Quite recently the Americans were in Saint Lucia to discuss with the prime minister their offer of assistance in bringing the alleged killers to justice, evidently to no avail. In the meantime police officers dare not try to board aircrafts to the United States. The SSU is in dire need of uniforms and other things vital to its operations, costly items that the government has no money for.

And that’s not all: I have it on good authority that unless something is done satisfactory to the U.S. authorities in the next two weeks, another high-ranking government official will most certainly be denied entry into the United States. Of course, the nightmarish part is to discover you’ve been denied entry only when you are in the process of checking in at Hewanorra—with scores of other Saint Lucian eyes and ears in attendance. The particular official recently undertook a tour of Cuba’s paramilitary facilities with his permanent secretary. (He assures me his visa is safe, which would be the first time my long-time source has proved unreliable!)

Meanwhile there is this in relation to the Leah Law: “None of the funds made available by this Act may be used to support any training program involving a unit of the security forces of a
foreign country if the Secretary of Defense has received credible information from the Department of State that the unit has committed a gross violation of human rights, unless all necessary corrective steps have been taken.”

Footnote: Shortly before the last general elections I featured in this newspaper an article that referred to an item in the June 2, 2011 issue of the Economist entitled No Visa, Do Cry—An American Diplomatic Weapon. This was how the item started:

“In the Caribbean being barred from flying to Miami can spell social shame and political oblivion. The latest to be ostracized was James Robertson, who resigned as Jamaica’s energy and mining minister last month, four days after being told that his visa for the United States had been revoked. The reason, he said, was that a fellow Jamaican had told a Florida court that Mr. Robertson conspired with gangsters to have him killed (he denies the allegation . . . ).

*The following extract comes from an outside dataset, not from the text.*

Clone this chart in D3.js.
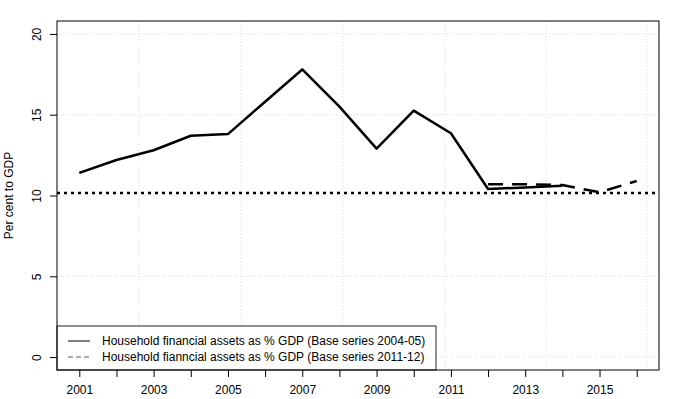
<!DOCTYPE html>
<html>
<head>
<meta charset="utf-8">
<script src="https://cdn.jsdelivr.net/npm/d3@7"></script>
<style>
  body { margin: 0; background: #fff; }
  text { font-family: "Liberation Sans", Arial, sans-serif; }
</style>
</head>
<body>
<svg width="673" height="399"></svg>
<script>
// data
let years2004 = [2001, 2002, 2003, 2004, 2005, 2006, 2007, 2008, 2009, 2010, 2011, 2012, 2013, 2014];
let values2004 = [11.4, 12.2, 12.8, 13.7, 13.8, 15.8, 17.8, 15.5, 12.9, 15.25, 13.85, 10.4, 10.5, 10.6];
let years2011 = [2012, 2013, 2014, 2015, 2016];
let values2011 = [10.7, 10.7, 10.65, 10.2, 10.9];
let refLevel = 10.15;
let xTicks = d3.range(2001, 2017);
let xLabels = [2001, 2003, 2005, 2007, 2009, 2011, 2013, 2015];
let yTicks = [0, 5, 10, 15, 20];
let gridX = [2002.6, 2005.35, 2008.1, 2010.84, 2013.56, 2016.27];
let legendLabels = [
  "Household financial assets as % GDP (Base series 2004-05)",
  "Household fianncial assets as % GDP (Base series 2011-12)"
];

let svg = d3.select("svg");
let pLeft = 57, pRight = 659, pTop = 21, pBottom = 370;

// R style: 4% padding on each side
let xScale = d3.scaleLinear().domain([2000.4, 2016.6]).range([pLeft, pRight]);
let yScale = d3.scaleLinear().domain([-0.8, 20.8]).range([pBottom, pTop]);

// grid
svg.append("g")
  .selectAll("line")
  .data(gridX)
  .enter()
  .append("line")
  .attr("x1", d => xScale(d))
  .attr("x2", d => xScale(d))
  .attr("y1", pTop)
  .attr("y2", pBottom)
  .attr("stroke", "#dcdcdc")
  .attr("stroke-width", 1)
  .attr("stroke-dasharray", "1,2");

svg.append("g")
  .selectAll("line")
  .data(yTicks)
  .enter()
  .append("line")
  .attr("x1", pLeft)
  .attr("x2", pRight)
  .attr("y1", d => yScale(d))
  .attr("y2", d => yScale(d))
  .attr("stroke", "#dcdcdc")
  .attr("stroke-width", 1)
  .attr("stroke-dasharray", "1,2");

// reference level
svg.append("line")
  .attr("x1", pLeft)
  .attr("x2", pRight)
  .attr("y1", yScale(refLevel))
  .attr("y2", yScale(refLevel))
  .attr("stroke", "#000")
  .attr("stroke-width", 2.5)
  .attr("stroke-dasharray", "3,4");

let line = d3.line()
  .x(d => xScale(d[0]))
  .y(d => yScale(d[1]));

svg.append("path")
  .datum(d3.zip(years2004, values2004))
  .attr("d", line)
  .attr("fill", "none")
  .attr("stroke", "#000")
  .attr("stroke-width", 2.5)
  .attr("stroke-linejoin", "round");

svg.append("path")
  .datum(d3.zip(years2011, values2011))
  .attr("d", line)
  .attr("fill", "none")
  .attr("stroke", "#000")
  .attr("stroke-width", 2.5)
  .attr("stroke-dasharray", "15,9");

// axes
let xAxis = svg.append("g")
  .attr("transform", "translate(0," + pBottom + ")")
  .call(d3.axisBottom(xScale).tickValues(xTicks).tickSize(7).tickPadding(8)
    .tickFormat(d => xLabels.includes(d) ? d : ""));
xAxis.select(".domain").remove();
xAxis.selectAll("text").attr("font-size", 12).attr("fill", "#000")
  .attr("font-family", "Liberation Sans, Arial, sans-serif");

let yAxis = svg.append("g")
  .attr("transform", "translate(" + pLeft + ",0)")
  .call(d3.axisLeft(yScale).tickValues(yTicks).tickSize(7).tickPadding(0));
yAxis.select(".domain").remove();
yAxis.selectAll("text")
  .attr("font-size", 12)
  .attr("fill", "#000")
  .attr("font-family", "Liberation Sans, Arial, sans-serif")
  .attr("text-anchor", "middle")
  .attr("dy", null)
  .attr("x", null)
  .attr("transform", "translate(-16,0) rotate(-90)");

svg.append("text")
  .attr("transform", "translate(13," + ((pTop + pBottom) / 2) + ") rotate(-90)")
  .attr("text-anchor", "middle")
  .attr("font-size", 12)
  .text("Per cent to GDP");

// legend
let legend = svg.append("g");
legend.append("rect")
  .attr("x", pLeft)
  .attr("y", 326)
  .attr("width", 379)
  .attr("height", pBottom - 326)
  .attr("fill", "#fff")
  .attr("stroke", "#222")
  .attr("stroke-width", 1);

legendLabels.forEach(function (lab, i) {
  let y = 341 + i * 16;
  legend.append("line")
    .attr("x1", 68).attr("x2", 90)
    .attr("y1", y).attr("y2", y)
    .attr("stroke", i == 1 ? "#555" : "#000")
    .attr("stroke-width", 1)
    .attr("stroke-dasharray", i == 1 ? "5,3" : null);
  legend.append("text")
    .attr("x", 102)
    .attr("y", y + 4)
    .attr("font-size", 12)
    .text(lab);
});

// plot box
svg.append("rect")
  .attr("x", pLeft)
  .attr("y", pTop)
  .attr("width", pRight - pLeft)
  .attr("height", pBottom - pTop)
  .attr("fill", "none")
  .attr("stroke", "#000")
  .attr("stroke-width", 1);
</script>
</body>
</html>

“An American diplomatic cable from 2005, made public through Wikileaks, admitted that the potential loss of a visa is ‘a source of considerable leverage’ and suggested this could be used to press Jamaica’s then prime minister to act against corruption. Early last year, when Mr. Golding was still stalling on extraditing Christopher Coke, a drug trafficker, several prominent Jamaicans had their visas revoked. Many others feared they would be next and blamed their government. A year later Mr. Golding sent the security forces in to Mr. Coke’s stronghold; he was duly extradited after 73 people were killed.”

To think all of this may have started as a personal vendetta!